■ Records for processing:

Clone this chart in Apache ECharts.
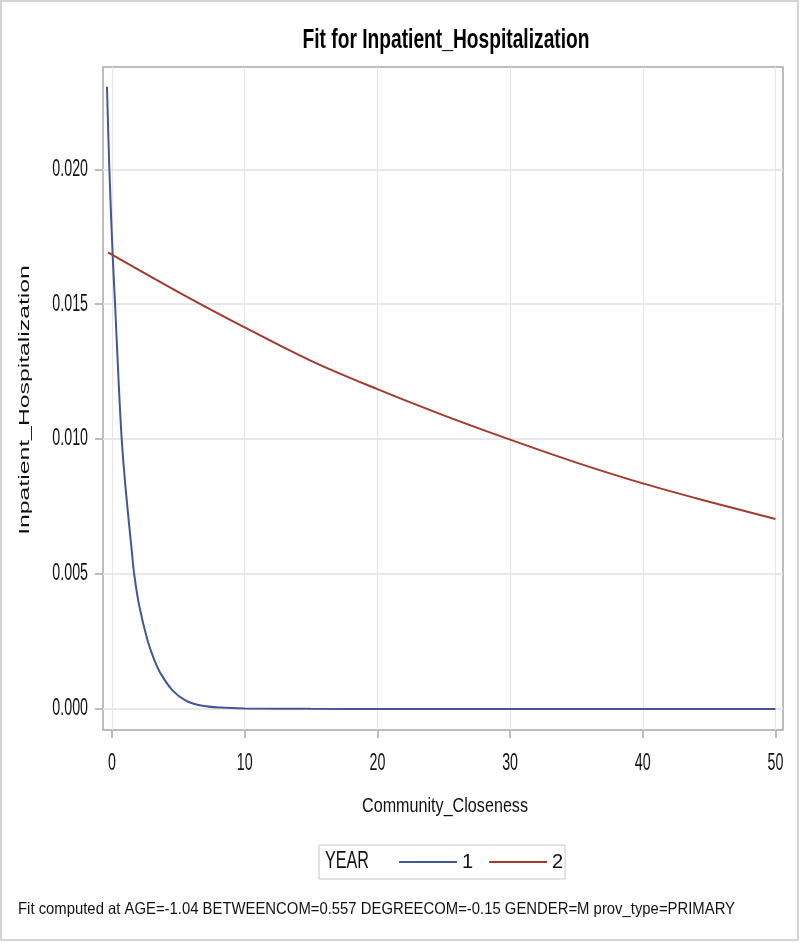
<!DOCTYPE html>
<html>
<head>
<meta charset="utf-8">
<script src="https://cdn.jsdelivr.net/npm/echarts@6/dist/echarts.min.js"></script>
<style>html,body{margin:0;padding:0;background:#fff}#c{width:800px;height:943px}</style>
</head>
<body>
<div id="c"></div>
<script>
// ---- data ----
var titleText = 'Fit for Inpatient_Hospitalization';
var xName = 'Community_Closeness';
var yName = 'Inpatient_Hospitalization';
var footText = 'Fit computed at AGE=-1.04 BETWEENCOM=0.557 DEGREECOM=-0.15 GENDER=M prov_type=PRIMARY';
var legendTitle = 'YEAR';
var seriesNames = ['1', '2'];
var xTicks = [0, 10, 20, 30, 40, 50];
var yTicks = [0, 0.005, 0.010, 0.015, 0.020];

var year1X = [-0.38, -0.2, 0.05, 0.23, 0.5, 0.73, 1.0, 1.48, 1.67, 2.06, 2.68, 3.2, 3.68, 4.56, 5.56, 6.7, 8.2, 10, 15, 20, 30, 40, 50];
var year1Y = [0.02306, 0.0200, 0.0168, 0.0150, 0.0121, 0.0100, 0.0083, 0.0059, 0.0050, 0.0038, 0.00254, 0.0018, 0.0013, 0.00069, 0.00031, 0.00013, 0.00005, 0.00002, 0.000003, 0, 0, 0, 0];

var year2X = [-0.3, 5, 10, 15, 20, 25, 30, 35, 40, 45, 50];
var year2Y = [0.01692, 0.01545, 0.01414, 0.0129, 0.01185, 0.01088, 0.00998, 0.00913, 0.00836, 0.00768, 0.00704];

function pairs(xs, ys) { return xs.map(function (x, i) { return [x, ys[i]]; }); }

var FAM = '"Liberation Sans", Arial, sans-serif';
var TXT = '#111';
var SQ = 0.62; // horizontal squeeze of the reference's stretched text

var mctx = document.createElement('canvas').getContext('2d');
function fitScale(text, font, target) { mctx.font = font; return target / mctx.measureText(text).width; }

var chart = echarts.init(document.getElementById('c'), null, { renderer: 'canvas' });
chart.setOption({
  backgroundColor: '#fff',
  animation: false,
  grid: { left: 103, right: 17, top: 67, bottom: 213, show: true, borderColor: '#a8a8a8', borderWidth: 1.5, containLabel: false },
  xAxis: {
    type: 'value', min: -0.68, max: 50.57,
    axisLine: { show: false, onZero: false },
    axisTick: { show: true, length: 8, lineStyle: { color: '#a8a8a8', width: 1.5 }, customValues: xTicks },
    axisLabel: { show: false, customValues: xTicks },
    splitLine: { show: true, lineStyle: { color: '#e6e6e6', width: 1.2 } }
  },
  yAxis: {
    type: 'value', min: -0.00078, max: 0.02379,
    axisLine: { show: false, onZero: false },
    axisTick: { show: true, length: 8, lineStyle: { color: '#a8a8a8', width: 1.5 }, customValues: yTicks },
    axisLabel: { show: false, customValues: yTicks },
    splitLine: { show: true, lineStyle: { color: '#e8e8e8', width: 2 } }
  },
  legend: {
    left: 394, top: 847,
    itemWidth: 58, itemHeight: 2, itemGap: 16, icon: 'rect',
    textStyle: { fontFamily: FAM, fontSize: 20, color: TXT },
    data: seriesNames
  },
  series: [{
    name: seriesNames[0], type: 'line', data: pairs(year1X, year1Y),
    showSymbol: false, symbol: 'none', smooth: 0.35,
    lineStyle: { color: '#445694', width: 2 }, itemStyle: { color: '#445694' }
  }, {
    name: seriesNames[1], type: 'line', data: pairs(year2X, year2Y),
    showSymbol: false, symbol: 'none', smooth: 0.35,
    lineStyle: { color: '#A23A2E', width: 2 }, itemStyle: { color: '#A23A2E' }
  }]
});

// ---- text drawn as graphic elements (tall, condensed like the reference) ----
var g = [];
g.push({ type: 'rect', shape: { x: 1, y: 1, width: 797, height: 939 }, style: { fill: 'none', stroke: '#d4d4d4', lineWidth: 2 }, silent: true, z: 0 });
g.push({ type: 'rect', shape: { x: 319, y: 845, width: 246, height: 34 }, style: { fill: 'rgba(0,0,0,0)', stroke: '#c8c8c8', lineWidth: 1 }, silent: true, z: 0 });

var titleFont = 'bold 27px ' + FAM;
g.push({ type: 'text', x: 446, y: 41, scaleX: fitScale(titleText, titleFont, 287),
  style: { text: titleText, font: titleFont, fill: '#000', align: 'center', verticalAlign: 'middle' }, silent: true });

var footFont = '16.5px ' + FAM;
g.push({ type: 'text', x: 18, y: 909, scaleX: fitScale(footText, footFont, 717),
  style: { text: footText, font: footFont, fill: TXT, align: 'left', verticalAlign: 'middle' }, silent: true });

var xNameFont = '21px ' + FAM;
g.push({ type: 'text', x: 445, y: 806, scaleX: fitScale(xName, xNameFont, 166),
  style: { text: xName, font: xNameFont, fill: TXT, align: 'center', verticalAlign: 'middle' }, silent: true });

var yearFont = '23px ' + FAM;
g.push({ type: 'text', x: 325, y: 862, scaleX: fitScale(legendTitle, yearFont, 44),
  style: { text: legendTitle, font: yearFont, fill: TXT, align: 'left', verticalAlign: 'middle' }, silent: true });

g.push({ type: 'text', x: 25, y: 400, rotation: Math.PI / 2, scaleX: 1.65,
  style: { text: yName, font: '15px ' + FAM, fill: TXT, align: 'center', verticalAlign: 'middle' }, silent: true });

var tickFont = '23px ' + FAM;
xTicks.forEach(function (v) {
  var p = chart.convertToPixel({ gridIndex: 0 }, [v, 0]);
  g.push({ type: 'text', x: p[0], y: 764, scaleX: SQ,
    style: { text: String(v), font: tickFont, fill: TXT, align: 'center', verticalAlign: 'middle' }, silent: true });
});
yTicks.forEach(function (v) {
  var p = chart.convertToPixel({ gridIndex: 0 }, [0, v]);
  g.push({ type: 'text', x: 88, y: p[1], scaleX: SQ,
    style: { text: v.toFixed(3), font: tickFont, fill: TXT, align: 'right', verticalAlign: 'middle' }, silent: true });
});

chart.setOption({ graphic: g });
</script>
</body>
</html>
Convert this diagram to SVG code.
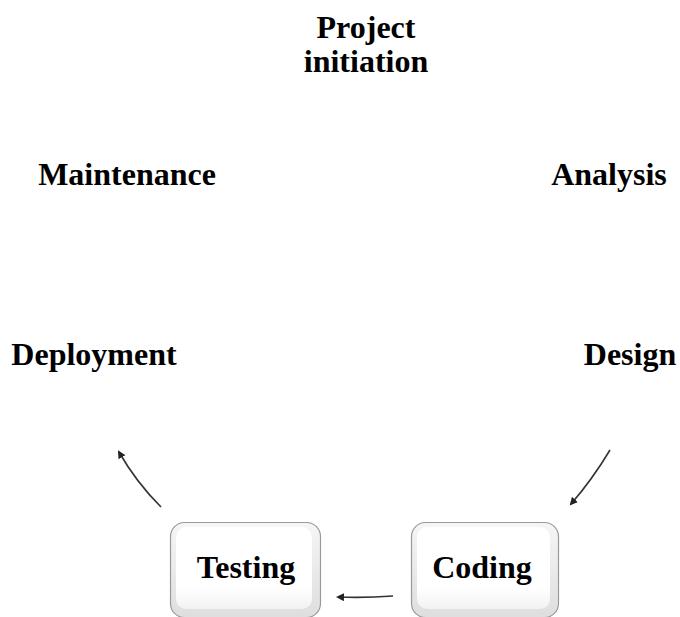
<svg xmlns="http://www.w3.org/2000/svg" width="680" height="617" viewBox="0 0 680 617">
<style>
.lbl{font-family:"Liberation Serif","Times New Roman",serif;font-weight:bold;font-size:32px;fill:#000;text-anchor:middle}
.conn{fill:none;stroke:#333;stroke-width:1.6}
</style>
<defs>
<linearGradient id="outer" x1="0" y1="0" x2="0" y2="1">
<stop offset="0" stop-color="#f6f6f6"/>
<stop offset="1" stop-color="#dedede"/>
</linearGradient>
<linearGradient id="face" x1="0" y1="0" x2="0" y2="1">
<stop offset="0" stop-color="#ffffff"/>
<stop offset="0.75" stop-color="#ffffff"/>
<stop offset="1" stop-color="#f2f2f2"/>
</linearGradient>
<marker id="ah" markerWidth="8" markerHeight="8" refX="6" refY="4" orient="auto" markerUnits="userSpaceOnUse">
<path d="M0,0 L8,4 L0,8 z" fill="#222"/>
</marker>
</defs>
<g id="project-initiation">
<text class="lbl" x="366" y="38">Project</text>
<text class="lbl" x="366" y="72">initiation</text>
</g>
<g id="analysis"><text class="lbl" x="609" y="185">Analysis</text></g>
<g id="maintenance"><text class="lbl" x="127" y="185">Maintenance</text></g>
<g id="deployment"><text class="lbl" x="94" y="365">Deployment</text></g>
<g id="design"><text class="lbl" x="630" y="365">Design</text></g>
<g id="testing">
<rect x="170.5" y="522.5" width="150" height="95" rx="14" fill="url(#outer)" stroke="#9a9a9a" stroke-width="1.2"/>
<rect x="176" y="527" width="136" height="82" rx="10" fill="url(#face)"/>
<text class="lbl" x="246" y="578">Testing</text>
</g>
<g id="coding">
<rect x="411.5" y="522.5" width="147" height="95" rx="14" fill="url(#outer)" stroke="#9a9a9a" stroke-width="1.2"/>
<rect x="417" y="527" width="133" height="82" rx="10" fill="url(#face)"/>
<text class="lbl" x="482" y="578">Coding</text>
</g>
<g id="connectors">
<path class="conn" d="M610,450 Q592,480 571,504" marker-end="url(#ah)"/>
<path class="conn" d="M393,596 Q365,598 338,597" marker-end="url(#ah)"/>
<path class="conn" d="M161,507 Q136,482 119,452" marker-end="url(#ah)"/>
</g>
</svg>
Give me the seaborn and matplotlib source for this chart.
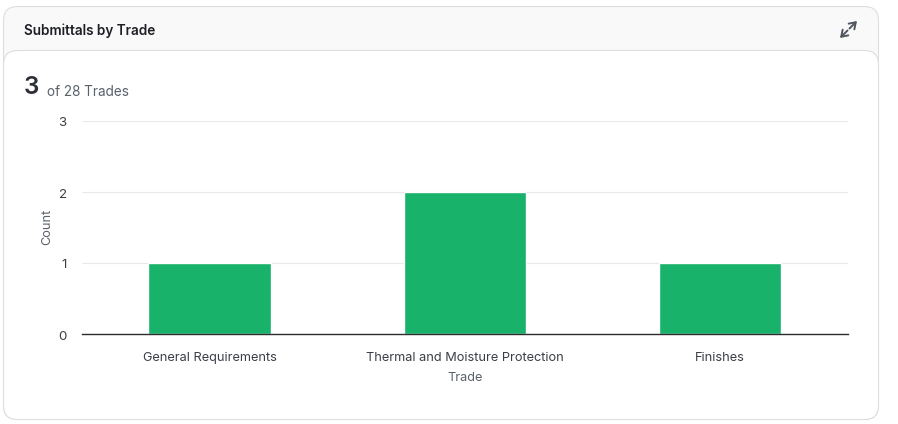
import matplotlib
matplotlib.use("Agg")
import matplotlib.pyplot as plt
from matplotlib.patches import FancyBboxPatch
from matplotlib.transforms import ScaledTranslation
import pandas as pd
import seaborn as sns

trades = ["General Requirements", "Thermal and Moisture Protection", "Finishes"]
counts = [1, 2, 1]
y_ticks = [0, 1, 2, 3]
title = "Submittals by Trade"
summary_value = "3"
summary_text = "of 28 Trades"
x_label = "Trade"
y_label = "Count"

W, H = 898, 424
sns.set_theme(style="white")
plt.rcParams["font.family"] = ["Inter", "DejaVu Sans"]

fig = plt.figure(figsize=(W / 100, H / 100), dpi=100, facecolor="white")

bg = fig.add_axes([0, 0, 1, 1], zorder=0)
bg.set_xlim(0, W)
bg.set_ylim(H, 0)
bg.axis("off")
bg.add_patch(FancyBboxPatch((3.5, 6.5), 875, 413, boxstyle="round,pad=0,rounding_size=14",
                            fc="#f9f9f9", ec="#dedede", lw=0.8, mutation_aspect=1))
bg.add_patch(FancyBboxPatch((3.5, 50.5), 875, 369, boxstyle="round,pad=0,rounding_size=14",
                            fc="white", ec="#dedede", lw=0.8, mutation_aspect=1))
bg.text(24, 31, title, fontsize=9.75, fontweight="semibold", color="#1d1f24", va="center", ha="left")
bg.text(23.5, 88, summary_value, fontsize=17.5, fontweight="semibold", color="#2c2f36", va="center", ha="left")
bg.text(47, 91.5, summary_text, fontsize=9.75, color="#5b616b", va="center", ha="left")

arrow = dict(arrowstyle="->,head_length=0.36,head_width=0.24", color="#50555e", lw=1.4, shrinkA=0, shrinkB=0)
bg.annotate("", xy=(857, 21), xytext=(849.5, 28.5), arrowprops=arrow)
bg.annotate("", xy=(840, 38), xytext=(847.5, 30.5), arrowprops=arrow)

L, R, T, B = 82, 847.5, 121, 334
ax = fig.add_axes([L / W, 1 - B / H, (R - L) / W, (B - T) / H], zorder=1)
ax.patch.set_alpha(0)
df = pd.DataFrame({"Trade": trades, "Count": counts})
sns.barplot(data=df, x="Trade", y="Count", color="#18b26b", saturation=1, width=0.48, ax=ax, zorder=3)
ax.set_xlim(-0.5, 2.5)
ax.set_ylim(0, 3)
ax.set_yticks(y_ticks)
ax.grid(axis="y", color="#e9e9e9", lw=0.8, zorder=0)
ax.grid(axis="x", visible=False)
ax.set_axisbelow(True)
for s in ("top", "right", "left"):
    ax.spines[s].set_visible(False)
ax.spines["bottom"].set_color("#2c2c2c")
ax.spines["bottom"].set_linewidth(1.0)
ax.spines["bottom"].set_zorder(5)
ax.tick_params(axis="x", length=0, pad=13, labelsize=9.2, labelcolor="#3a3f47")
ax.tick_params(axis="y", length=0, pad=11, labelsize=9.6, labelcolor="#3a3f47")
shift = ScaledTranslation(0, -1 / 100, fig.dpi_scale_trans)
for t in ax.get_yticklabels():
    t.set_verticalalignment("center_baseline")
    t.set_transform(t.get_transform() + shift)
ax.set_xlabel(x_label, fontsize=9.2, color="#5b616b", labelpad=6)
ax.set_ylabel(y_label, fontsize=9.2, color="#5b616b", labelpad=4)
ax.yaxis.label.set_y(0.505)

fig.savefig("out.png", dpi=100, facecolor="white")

■ Stated task:
Go from the first line of the listing to the line holding "0.000003, 0, 0, 0, 0];" and, please, transcribe those lines exactly, both included, with no pictures.

■ Task response:
Clone this chart in Apache ECharts.
<!DOCTYPE html>
<html>
<head>
<meta charset="utf-8">
<script src="https://cdn.jsdelivr.net/npm/echarts@6/dist/echarts.min.js"></script>
<style>html,body{margin:0;padding:0;background:#fff}#c{width:800px;height:943px}</style>
</head>
<body>
<div id="c"></div>
<script>
// ---- data ----
var titleText = 'Fit for Inpatient_Hospitalization';
var xName = 'Community_Closeness';
var yName = 'Inpatient_Hospitalization';
var footText = 'Fit computed at AGE=-1.04 BETWEENCOM=0.557 DEGREECOM=-0.15 GENDER=M prov_type=PRIMARY';
var legendTitle = 'YEAR';
var seriesNames = ['1', '2'];
var xTicks = [0, 10, 20, 30, 40, 50];
var yTicks = [0, 0.005, 0.010, 0.015, 0.020];

var year1X = [-0.38, -0.2, 0.05, 0.23, 0.5, 0.73, 1.0, 1.48, 1.67, 2.06, 2.68, 3.2, 3.68, 4.56, 5.56, 6.7, 8.2, 10, 15, 20, 30, 40, 50];
var year1Y = [0.02306, 0.0200, 0.0168, 0.0150, 0.0121, 0.0100, 0.0083, 0.0059, 0.0050, 0.0038, 0.00254, 0.0018, 0.0013, 0.00069, 0.00031, 0.00013, 0.00005, 0.00002, 0.000003, 0, 0, 0, 0];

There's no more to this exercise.